▶ WHAT IS BEING ASKED
Starting at the line that contains "Output the Python" and stopping after the line that contains "import numpy as np", copy the lines exactly. Pictures are left out.

▶ SUPPLIED DATA

==================================================

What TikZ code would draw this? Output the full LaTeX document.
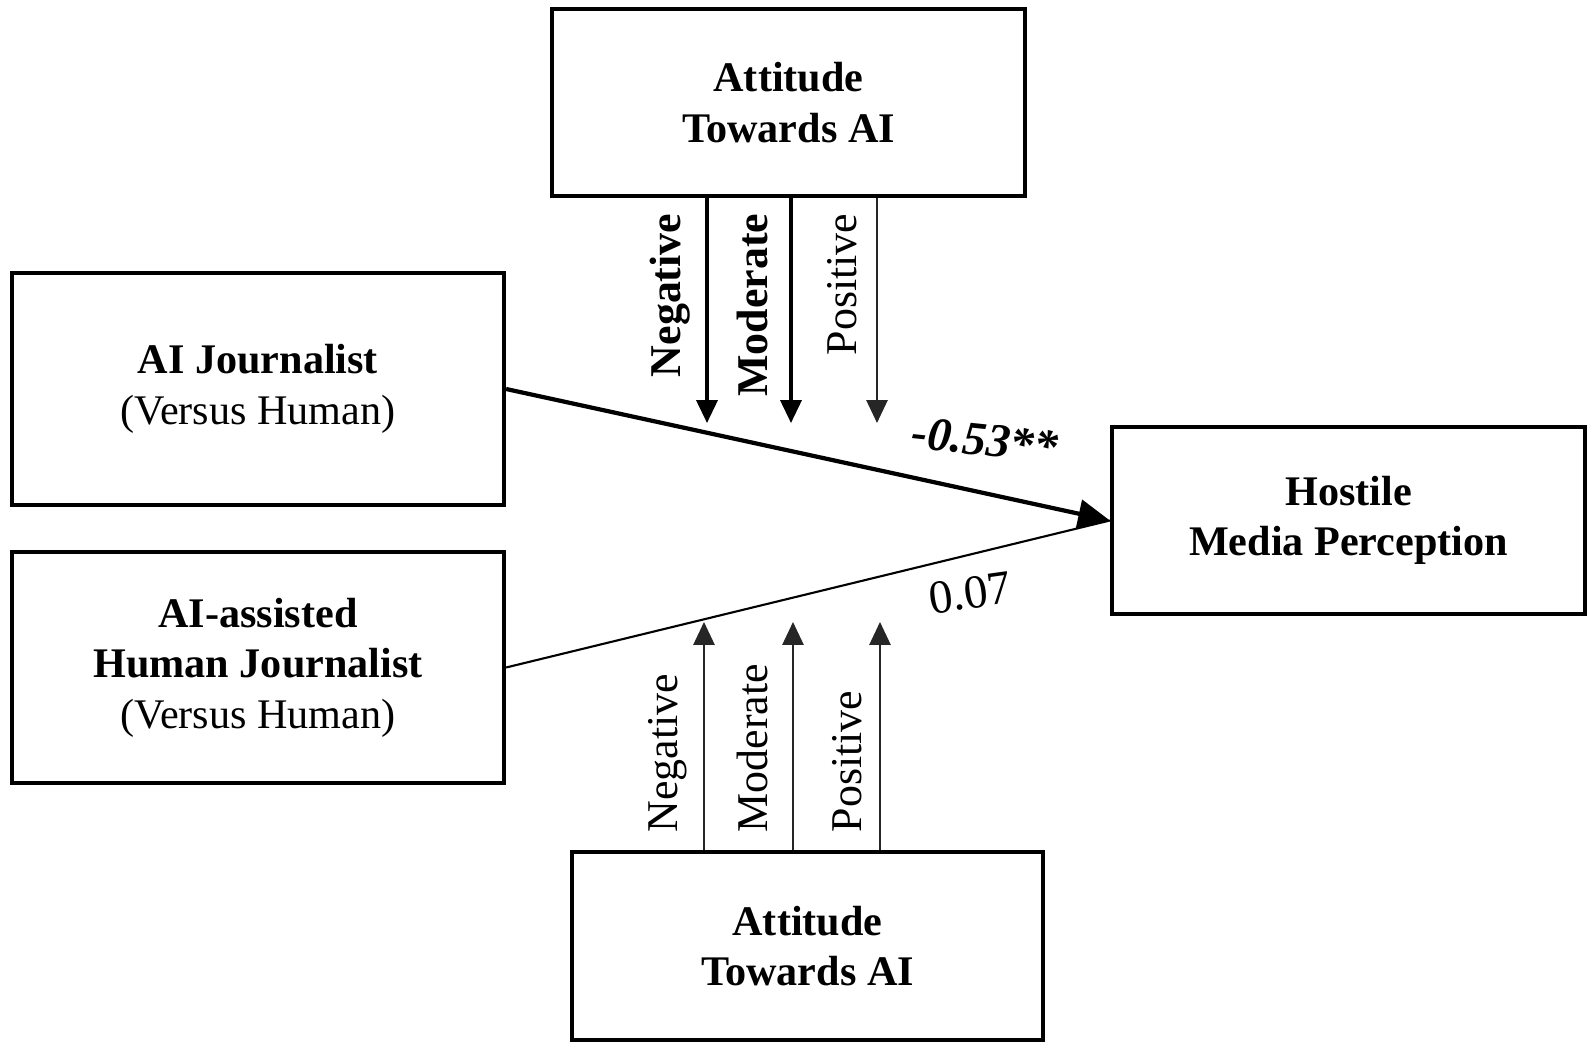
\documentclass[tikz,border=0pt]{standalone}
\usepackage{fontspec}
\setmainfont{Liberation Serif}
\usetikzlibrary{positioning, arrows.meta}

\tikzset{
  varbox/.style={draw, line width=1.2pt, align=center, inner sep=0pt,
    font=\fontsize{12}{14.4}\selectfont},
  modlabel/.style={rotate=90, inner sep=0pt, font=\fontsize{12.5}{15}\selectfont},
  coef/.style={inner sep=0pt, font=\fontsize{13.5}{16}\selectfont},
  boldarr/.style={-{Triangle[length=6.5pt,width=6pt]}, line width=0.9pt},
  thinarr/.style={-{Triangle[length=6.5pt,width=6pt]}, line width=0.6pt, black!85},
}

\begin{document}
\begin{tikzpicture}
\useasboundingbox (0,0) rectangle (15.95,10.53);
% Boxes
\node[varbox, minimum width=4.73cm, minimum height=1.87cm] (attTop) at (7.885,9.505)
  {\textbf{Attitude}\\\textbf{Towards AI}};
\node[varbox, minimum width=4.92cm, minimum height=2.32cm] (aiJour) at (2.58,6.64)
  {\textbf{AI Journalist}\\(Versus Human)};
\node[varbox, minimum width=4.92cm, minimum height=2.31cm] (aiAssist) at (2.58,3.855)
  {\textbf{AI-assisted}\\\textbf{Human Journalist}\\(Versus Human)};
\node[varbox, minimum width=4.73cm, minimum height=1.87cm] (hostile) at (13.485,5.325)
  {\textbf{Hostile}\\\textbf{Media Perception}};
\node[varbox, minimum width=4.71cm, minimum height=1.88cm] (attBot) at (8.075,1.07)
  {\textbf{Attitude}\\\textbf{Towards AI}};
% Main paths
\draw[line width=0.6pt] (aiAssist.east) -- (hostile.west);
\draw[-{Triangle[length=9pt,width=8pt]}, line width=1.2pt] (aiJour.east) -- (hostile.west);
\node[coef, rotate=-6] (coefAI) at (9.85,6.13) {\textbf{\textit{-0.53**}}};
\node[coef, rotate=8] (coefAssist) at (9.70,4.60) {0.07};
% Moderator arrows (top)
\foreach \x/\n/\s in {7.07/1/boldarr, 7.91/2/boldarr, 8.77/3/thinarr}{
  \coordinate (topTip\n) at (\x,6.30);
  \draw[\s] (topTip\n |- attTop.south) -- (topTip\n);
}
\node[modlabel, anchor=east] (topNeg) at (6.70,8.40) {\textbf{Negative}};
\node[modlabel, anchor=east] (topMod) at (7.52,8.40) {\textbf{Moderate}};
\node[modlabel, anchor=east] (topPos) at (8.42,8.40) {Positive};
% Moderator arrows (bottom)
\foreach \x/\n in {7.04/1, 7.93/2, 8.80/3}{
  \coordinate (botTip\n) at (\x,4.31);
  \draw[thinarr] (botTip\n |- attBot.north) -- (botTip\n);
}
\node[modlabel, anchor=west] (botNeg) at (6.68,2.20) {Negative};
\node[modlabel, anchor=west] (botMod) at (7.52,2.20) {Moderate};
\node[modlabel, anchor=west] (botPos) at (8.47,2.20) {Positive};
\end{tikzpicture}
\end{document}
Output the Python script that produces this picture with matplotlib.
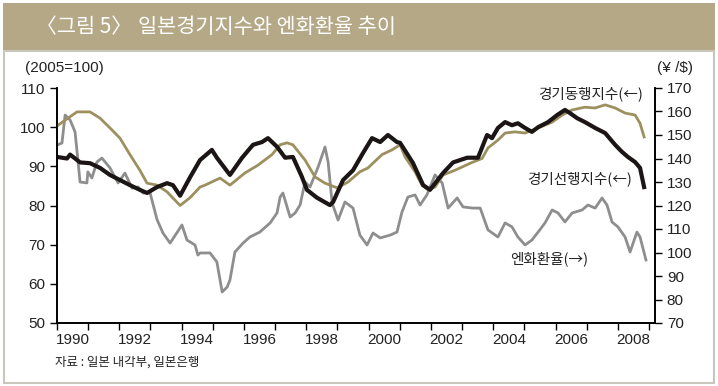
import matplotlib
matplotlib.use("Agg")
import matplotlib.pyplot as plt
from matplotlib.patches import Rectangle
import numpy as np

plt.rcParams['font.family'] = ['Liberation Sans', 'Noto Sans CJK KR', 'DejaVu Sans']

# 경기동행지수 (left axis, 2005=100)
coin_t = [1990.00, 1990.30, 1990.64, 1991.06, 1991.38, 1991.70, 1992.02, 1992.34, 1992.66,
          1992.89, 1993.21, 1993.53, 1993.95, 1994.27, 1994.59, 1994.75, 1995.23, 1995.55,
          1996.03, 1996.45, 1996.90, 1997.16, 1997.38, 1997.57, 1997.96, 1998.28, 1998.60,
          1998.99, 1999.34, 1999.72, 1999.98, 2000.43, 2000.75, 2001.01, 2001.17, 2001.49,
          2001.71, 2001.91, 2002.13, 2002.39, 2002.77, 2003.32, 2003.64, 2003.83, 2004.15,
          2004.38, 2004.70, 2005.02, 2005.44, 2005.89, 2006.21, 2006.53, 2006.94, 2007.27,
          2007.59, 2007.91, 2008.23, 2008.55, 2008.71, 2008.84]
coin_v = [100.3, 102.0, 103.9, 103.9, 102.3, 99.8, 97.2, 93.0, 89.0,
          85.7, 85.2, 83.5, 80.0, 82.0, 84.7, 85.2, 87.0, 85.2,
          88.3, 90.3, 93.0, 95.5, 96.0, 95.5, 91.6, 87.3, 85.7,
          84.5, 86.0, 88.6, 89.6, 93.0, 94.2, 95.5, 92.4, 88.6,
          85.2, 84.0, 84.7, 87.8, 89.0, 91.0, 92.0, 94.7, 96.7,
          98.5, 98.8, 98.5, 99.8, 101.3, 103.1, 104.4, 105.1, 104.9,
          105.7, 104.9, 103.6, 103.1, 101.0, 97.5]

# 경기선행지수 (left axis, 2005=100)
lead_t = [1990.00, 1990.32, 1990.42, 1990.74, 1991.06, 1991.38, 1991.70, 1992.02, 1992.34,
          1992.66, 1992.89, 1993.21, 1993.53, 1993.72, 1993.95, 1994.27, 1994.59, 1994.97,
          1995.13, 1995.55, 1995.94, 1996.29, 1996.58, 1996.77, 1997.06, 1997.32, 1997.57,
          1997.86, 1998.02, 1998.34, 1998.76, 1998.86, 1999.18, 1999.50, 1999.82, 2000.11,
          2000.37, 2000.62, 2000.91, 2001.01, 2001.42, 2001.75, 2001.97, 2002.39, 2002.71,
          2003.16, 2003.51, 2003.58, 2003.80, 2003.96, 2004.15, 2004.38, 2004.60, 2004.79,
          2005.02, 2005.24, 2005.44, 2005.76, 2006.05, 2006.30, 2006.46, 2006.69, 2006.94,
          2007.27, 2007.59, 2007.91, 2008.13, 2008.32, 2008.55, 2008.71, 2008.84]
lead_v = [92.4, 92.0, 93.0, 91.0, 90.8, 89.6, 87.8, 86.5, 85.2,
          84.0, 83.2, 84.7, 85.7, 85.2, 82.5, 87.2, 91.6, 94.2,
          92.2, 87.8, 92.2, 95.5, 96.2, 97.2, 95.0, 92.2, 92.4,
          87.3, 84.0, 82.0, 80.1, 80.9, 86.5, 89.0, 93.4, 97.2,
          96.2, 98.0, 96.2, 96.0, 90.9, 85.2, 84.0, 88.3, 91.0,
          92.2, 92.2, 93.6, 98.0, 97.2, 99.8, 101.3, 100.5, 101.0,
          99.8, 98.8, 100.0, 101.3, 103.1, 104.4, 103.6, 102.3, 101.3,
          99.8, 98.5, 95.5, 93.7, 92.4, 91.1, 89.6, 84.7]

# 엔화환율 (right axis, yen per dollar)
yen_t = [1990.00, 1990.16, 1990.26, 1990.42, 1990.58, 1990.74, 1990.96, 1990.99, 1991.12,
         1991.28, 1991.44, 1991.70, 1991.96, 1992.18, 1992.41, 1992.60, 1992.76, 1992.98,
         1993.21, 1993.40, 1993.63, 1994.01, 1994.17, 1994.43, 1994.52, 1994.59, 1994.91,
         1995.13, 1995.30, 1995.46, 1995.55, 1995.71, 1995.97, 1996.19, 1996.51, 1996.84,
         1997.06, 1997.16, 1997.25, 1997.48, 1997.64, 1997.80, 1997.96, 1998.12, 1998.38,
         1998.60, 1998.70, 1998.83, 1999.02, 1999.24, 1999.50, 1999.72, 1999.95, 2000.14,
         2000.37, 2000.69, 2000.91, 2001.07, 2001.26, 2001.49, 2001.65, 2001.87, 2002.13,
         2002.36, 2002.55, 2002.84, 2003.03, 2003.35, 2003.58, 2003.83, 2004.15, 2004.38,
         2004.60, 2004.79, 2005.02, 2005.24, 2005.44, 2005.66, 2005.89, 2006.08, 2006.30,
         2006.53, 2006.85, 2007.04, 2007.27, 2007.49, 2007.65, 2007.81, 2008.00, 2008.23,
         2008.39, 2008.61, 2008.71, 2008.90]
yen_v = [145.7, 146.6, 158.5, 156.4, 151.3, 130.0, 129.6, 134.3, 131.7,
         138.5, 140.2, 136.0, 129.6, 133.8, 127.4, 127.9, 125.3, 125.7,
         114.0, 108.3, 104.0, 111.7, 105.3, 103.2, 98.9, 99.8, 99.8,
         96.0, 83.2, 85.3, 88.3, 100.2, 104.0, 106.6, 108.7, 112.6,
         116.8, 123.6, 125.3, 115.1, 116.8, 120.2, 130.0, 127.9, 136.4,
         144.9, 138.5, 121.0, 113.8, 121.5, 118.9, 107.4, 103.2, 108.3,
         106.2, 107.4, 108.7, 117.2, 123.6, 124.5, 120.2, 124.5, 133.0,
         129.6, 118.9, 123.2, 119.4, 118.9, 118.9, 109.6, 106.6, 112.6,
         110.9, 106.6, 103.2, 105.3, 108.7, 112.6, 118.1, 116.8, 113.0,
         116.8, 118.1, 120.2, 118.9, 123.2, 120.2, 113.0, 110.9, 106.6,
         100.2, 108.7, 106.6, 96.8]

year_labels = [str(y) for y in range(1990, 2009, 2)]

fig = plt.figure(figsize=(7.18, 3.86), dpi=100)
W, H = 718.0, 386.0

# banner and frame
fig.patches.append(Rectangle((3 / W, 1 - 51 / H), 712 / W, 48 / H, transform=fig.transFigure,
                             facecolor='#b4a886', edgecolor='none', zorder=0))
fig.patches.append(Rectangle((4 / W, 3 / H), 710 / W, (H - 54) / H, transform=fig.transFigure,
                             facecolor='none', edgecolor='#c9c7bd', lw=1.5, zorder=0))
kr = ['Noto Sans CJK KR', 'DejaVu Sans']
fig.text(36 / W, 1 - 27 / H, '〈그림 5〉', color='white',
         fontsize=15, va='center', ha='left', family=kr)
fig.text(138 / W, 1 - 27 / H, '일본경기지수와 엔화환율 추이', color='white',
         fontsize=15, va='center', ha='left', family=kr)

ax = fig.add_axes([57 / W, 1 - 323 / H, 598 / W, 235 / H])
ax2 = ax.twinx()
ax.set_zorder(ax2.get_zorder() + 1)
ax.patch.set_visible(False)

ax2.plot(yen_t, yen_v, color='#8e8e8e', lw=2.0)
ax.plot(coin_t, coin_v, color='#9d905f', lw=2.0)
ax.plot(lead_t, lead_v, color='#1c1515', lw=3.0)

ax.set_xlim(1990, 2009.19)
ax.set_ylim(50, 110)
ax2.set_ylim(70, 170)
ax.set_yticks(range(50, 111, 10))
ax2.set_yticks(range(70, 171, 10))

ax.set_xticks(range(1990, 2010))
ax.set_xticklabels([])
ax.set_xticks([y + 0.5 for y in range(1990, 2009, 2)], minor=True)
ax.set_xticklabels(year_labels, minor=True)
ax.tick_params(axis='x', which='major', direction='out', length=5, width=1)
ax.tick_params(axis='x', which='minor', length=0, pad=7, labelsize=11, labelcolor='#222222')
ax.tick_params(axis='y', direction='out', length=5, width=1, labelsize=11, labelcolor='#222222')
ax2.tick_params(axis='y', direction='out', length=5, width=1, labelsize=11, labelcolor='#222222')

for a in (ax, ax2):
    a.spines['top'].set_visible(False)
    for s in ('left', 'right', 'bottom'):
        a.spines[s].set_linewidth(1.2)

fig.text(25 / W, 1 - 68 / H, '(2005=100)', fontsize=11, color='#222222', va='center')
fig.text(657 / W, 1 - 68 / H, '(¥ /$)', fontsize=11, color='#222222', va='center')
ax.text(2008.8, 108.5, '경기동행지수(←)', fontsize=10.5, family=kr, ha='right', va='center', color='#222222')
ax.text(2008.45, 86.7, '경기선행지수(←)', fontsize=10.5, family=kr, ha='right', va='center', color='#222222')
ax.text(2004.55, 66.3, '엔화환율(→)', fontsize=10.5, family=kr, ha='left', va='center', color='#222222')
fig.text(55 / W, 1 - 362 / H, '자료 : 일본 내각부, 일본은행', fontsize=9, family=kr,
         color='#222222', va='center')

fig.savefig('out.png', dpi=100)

==================================================

▶ ANSWER FOR THIS EXERCISE
Output the Python script that produces this picture with matplotlib.
import matplotlib
matplotlib.use("Agg")
import matplotlib.pyplot as plt
from matplotlib.patches import Rectangle
import numpy as np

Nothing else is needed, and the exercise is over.